We move from body art to bio. Geri X's family moved around Europe before landing in the Bay area about five years ago, when she was in high school. She currently lives on St. Pete Beach with her mom and sister, who is a painter.
"My mother is very creative," she says with affection. "She's out there."
Does Geri X consider herself "out there?"
"I hope I'm not as big a kook as [Mom] is," she says. "But I guess I am; we're all crazy — our whole household."
Geri X's dad is an artist. She has no kind words for him, hence her refusal to carry his surname (which she won't reveal to me). Track number eight on Can't Make You Happy is titled "Father's Stamps." Geri X's singing is characteristically cool and detached, but she sinks her teeth into the lines, "You know you're just a gaping hole, a selfless loon, a failing starlet in a minor role/ Your eyes are leaking kerosene/ Be diligent, don't catch fire."
The discussion turns to Geri's days spent at Tampa's Blake High School, where early on she could not understand a word being uttered by teachers or classmates. "It was very frustrating," she says. "I'm a very personable person. I can strike up a conversation with anybody. It was very hard not being able to speak with people."
Geri X picked up English in six months, and a couple years later began expressing herself through rhymes set to sad music. A pianist and guitar-player as a child, she began penning tunes "a couple years ago" and so far has written "probably 200," but only plays "maybe 20 of them." Her first forays into songwriting produced, she says, "some pretty depressing shit."

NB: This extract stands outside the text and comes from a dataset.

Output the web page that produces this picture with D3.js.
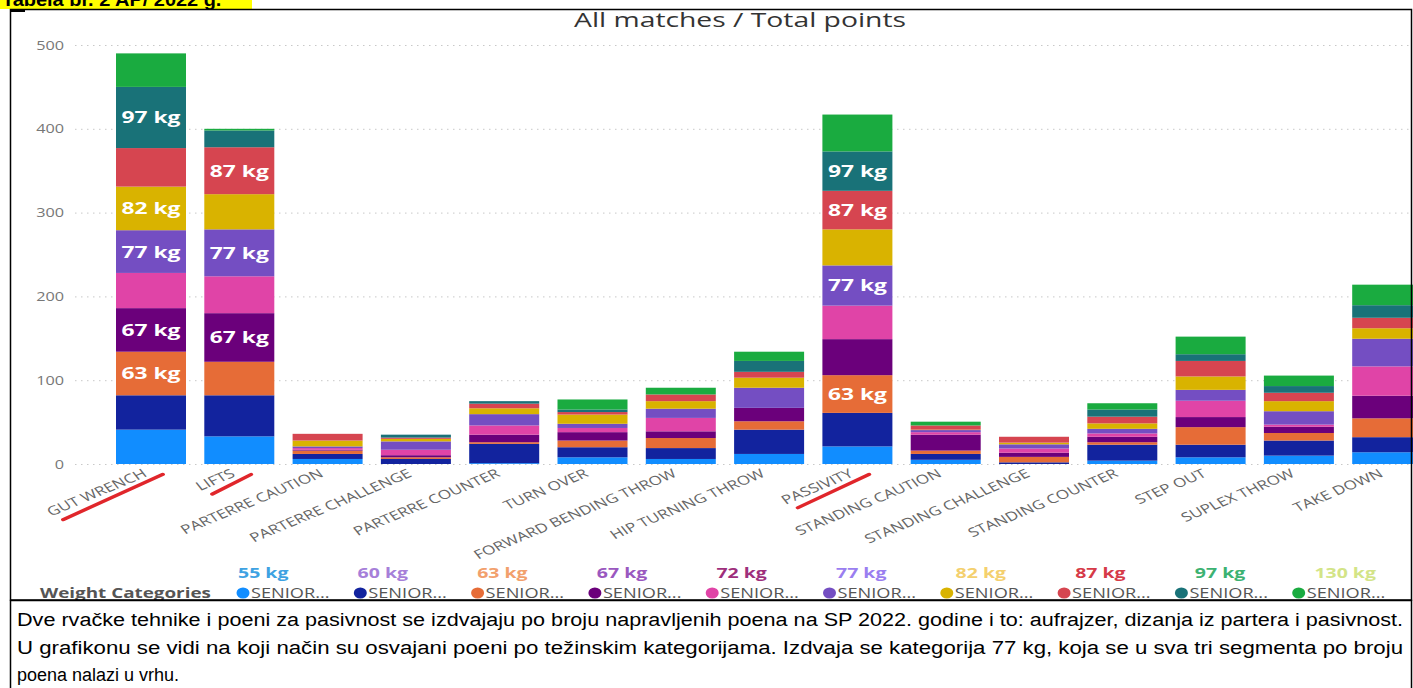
<!DOCTYPE html>
<html>
<head>
<meta charset="utf-8">
<script src="https://cdn.jsdelivr.net/npm/d3@7"></script>
<style>
  html, body { margin: 0; padding: 0; background: #fff; }
  svg { display: block; }
</style>
</head>
<body>
<svg id="chart" width="1413" height="688"></svg>
<script>
// ---------------- DATA ----------------
const categories = ["GUT WRENCH","LIFTS","PARTERRE CAUTION","PARTERRE CHALLENGE","PARTERRE COUNTER","TURN OVER","FORWARD BENDING THROW","HIP TURNING THROW","PASSIVITY","STANDING CAUTION","STANDING CHALLENGE","STANDING COUNTER","STEP OUT","SUPLEX THROW","TAKE DOWN"];
const weights = ["55 kg","60 kg","63 kg","67 kg","72 kg","77 kg","82 kg","87 kg","97 kg","130 kg"];
const w55  = [41,33,6,0,1,8,6,12,21,5,0,4,8,10,14];
const w60  = [41,49,6,6,23,12,13,29,40,7,2,19,15,18,18];
const w63  = [52,40,4,2,2,8,12,10,45,4,6.5,3,21,9,22.5];
const w67  = [52,58,1,2.5,9,10,8,16,43,19,5,6.5,12,7.5,27];
const w72  = [42,44,2,6.5,11,5,16,0,40,3,5,4,19.5,2.5,35];
const w77  = [51,56,2,10,13.5,5,11,24,48,2.5,5,5.5,13,16,33];
const w82  = [52,42,7,3,7,11,9,12,43,0.5,2,6.5,16,12,12.5];
const w87  = [46,56,8,1.5,5.5,3,8,7,46,5,7,8,18.5,10,12.5];
const w97  = [73,20,0,3.5,3,3,0,13,47,0,0,8.5,8,8,15];
const w130 = [40,2,0,0,0,12,8,11,44,4.5,0,7.5,21,12.5,24.5];
const seriesValues = [w55,w60,w63,w67,w72,w77,w82,w87,w97,w130];
const yTicks = [0,100,200,300,400,500];
const labeledSegments = [
  ["GUT WRENCH","63 kg"],["GUT WRENCH","67 kg"],["GUT WRENCH","77 kg"],["GUT WRENCH","82 kg"],["GUT WRENCH","97 kg"],
  ["LIFTS","67 kg"],["LIFTS","77 kg"],["LIFTS","87 kg"],
  ["PASSIVITY","63 kg"],["PASSIVITY","77 kg"],["PASSIVITY","87 kg"],["PASSIVITY","97 kg"]
];
const underlined = ["GUT WRENCH","LIFTS","PASSIVITY"];
const seriesColors = ["#118DFF","#12239E","#E66C37","#6B007B","#E044A7","#744EC2","#D9B300","#D64550","#197278","#1AAB40"];
const annotColors  = ["#3ea2e2","#a67fd9","#f2a06c","#9a58bf","#9e2f7c","#9a7ef0","#f4d06e","#d63a48","#3cb272","#d3e487"];
const legendTitle = "Weight Categories";
const legendItemText = "SENIOR...";
const chartTitle = "All matches / Total points";
const headerText = "Tabela br. 2 AP/ 2022 g.";
const captionLines = [
  "Dve rvačke tehnike i poeni za pasivnost se izdvajaju po broju napravljenih poena na SP 2022. godine i to: aufrajzer, dizanja iz partera i pasivnost.",
  "U grafikonu se vidi na koji način su osvajani poeni po težinskim kategorijama. Izdvaja se kategorija 77 kg, koja se u sva tri segmenta po broju",
  "poena nalazi u vrhu."
];

// ---------------- DRAW ----------------
const svg = d3.select("#chart");
const W = 1413, H = 688;
const FONT = "'Open Sans','Noto Sans',sans-serif";
const SX = 1.38; // horizontal stretch of the captured chart text
const SEP = 600; // line between chart box and caption box

// header highlight (cut off at top, as in the capture)
svg.append("rect").attr("x",0).attr("y",0).attr("width",252).attr("height",9).attr("fill","#ffff00");
svg.append("text").attr("transform","translate(2,6) scale(1.05,1)")
  .attr("font-family","'Liberation Sans',Arial,sans-serif")
  .attr("font-weight","bold").attr("font-size",19).attr("fill","#000").text(headerText);

const clip = svg.append("defs").append("clipPath").attr("id","plotclip");
clip.append("rect").attr("x",11).attr("y",10).attr("width",1402).attr("height",SEP-10);
const g = svg.append("g").attr("clip-path","url(#plotclip)");

// scales
const step = 88.3, barW = 70, firstX = 116;
const pin = (step-barW)/step;
const x = d3.scaleBand().domain(categories)
  .range([firstX, firstX + step*(categories.length - pin)])
  .paddingInner(pin).paddingOuter(0);
const y = d3.scaleLinear().domain([0,500]).range([464,45]);
const color = d3.scaleOrdinal().domain(weights).range(seriesColors);

// title
g.append("text").attr("transform",`translate(740,27) scale(${SX},1)`).attr("text-anchor","middle")
  .attr("font-family",FONT).attr("font-size",20.5).attr("fill","#333").text(chartTitle);

// grid + y axis
const yAxis = d3.axisLeft(y).tickValues(yTicks).tickSize(0).tickPadding(0);
const ya = g.append("g").attr("transform","translate(64,0)").call(yAxis);
ya.select(".domain").remove();
ya.selectAll("text").attr("font-family",FONT).attr("font-size",13).attr("fill","#777")
  .attr("transform",`scale(1.25,1)`);
g.append("g").selectAll("line").data(yTicks).join("line")
  .attr("x1",75).attr("x2",W).attr("y1",d=>y(d)+0.5).attr("y2",d=>y(d)+0.5)
  .attr("stroke","#c8c8c8").attr("stroke-width",1).attr("stroke-dasharray","1.5,4.5");

// stacked data
const table = categories.map((c,i)=>{
  const o = {cat:c};
  weights.forEach((w,j)=>{ o[w] = seriesValues[j][i]; });
  return o;
});
const stacked = d3.stack().keys(weights)(table);

g.append("g").selectAll("g").data(stacked).join("g")
  .attr("fill",d=>color(d.key))
  .selectAll("rect").data(d=>d).join("rect")
  .attr("x",d=>x(d.data.cat)).attr("width",x.bandwidth())
  .attr("y",d=>y(d[1])).attr("height",d=>Math.max(0,y(d[0])-y(d[1])));

// data labels
const labelData = labeledSegments.map(([c,w])=>{
  const s = stacked[weights.indexOf(w)][categories.indexOf(c)];
  return {c,w,mid:(s[0]+s[1])/2};
});
g.append("g").selectAll("text").data(labelData).join("text")
  .attr("transform",d=>`translate(${x(d.c)+x.bandwidth()/2},${y(d.mid)}) scale(${SX},1)`)
  .attr("dy","0.36em")
  .attr("text-anchor","middle").attr("font-family",FONT).attr("font-weight","bold")
  .attr("font-size",16.5).attr("fill","#fff").text(d=>d.w);

// x axis labels (rotated) + red underline annotations
const xg = g.append("g").selectAll("g").data(categories).join("g")
  .attr("transform",d=>`translate(${x(d)+x.bandwidth()/2-3},${476}) scale(${SX},1) rotate(-30)`);
xg.append("text").attr("text-anchor","end").attr("font-family",FONT).attr("font-size",12.5)
  .attr("fill","#666").text(d=>d);
xg.filter(d=>underlined.includes(d)).each(function(){
  const sel = d3.select(this);
  const len = sel.select("text").node().getComputedTextLength();
  sel.append("line").attr("x1",-len+6).attr("y1",7).attr("x2",10).attr("y2",4)
    .attr("stroke","#e0262b").attr("stroke-width",3.2).attr("stroke-linecap","round");
});

// legend
const legStep = 117.3, legX0 = 243, legY = 593;
g.append("text").attr("transform",`translate(40,${legY}) scale(1.3,1)`).attr("dy","0.35em")
  .attr("font-family",FONT).attr("font-weight","bold").attr("font-size",14.5)
  .attr("fill","#555").text(legendTitle);
const li = g.append("g").selectAll("g").data(weights).join("g")
  .attr("transform",(d,i)=>`translate(${legX0+i*legStep},${legY})`);
li.append("ellipse").attr("rx",6.5).attr("ry",5.5).attr("fill",d=>color(d));
li.append("text").attr("transform","translate(8,0) scale(1.3,1)").attr("dy","0.35em").attr("font-family",FONT)
  .attr("font-size",14).attr("fill","#555").text(legendItemText);
li.append("text").attr("transform",(d,i)=>`translate(${-5+i*2.3},-15) scale(1.3,1)`)
  .attr("font-family",FONT).attr("font-weight","bold").attr("font-size",15)
  .attr("fill",(d,i)=>annotColors[i]).text(d=>d);

// caption
const cap = svg.append("g");
captionLines.forEach((t,i)=>{
  const el = cap.append("text").attr("x",17).attr("y",626+i*27.5)
    .attr("font-family","'Liberation Sans',Arial,sans-serif")
    .attr("font-size",18).attr("fill","#000").text(t);
  if (i < 2) el.attr("textLength",1386).attr("lengthAdjust","spacingAndGlyphs");
});

// frames (on top)
svg.append("rect").attr("x",10.5).attr("y",9.5).attr("width",1401).attr("height",SEP-9.5)
  .attr("fill","none").attr("stroke","#000").attr("stroke-width",1.5);
svg.append("rect").attr("x",10.5).attr("y",SEP+0.5).attr("width",1401).attr("height",H-SEP+2)
  .attr("fill","none").attr("stroke","#000").attr("stroke-width",1.5);
svg.append("line").attr("x1",10).attr("x2",25).attr("y1",10.5).attr("y2",10.5).attr("stroke","#000").attr("stroke-width",3);
</script>
</body>
</html>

Geri X released several homemade CDs before Can't Make You Happy came out last year on the Tampa-based indie label Mekka Records. In addition to 10 originals, the disc includes an impassioned reading of Leonard Cohen's postmodern hymn "Hallelujah," which was most famously covered by the late Jeff Buckley. "I was watching the Jeff Buckley Live in Chicago DVD, and I was just awestruck," she says. "That song just rips you apart."
At first, Geri X revered "Hallelujah" too much to record it. "I didn't wanna fuck it up," she says. But then one night she was on stage at Sacred Grounds in Tampa and someone requested it. She punched the song up on her computer to get the lyrics and chords. "I just sat there with my computer and my guitar in my lap singing it," she says. "That was the first time I played it."
The song continues to kill when she plays it live, as do originals such as "Hothead" and "Fever," the latter a highlight of the local compilation Southeast Music Alliance presents Volume Two: Tampa Bay & Beyond.
But despite a MySpace page peppered with glowing comments, weekly applause, a nifty award from the Loaf and recently being selected by BAAMO (Bay Area Arts & Music Organization) to play the 5th Annual Florida Bandango in Austin, Texas (during South by Southwest), Geri X adamantly insists that she does not like her own music.
"I hate all of my music," she deadpans. "I keep playing shows and writing music just so one day I can have a good show or say 'This song's fantastic.'"
Before we part ways, two and a half hours after meeting at The Globe, Geri X decides to tell a pirate joke that ends with the punch line "arrgh." She lets out an infectious belly laugh. "I'm not funny," Geri says. "Just funny-looking, and when I laugh it makes other people laugh."
Postcript: Word's going around that Geri X may soon relocate with her boyfriend/bassist Greg Roteik to his previous home in Wisconsin. I tried to confirm the rumor, but she was in Austin, Texas, and didn't return my calls.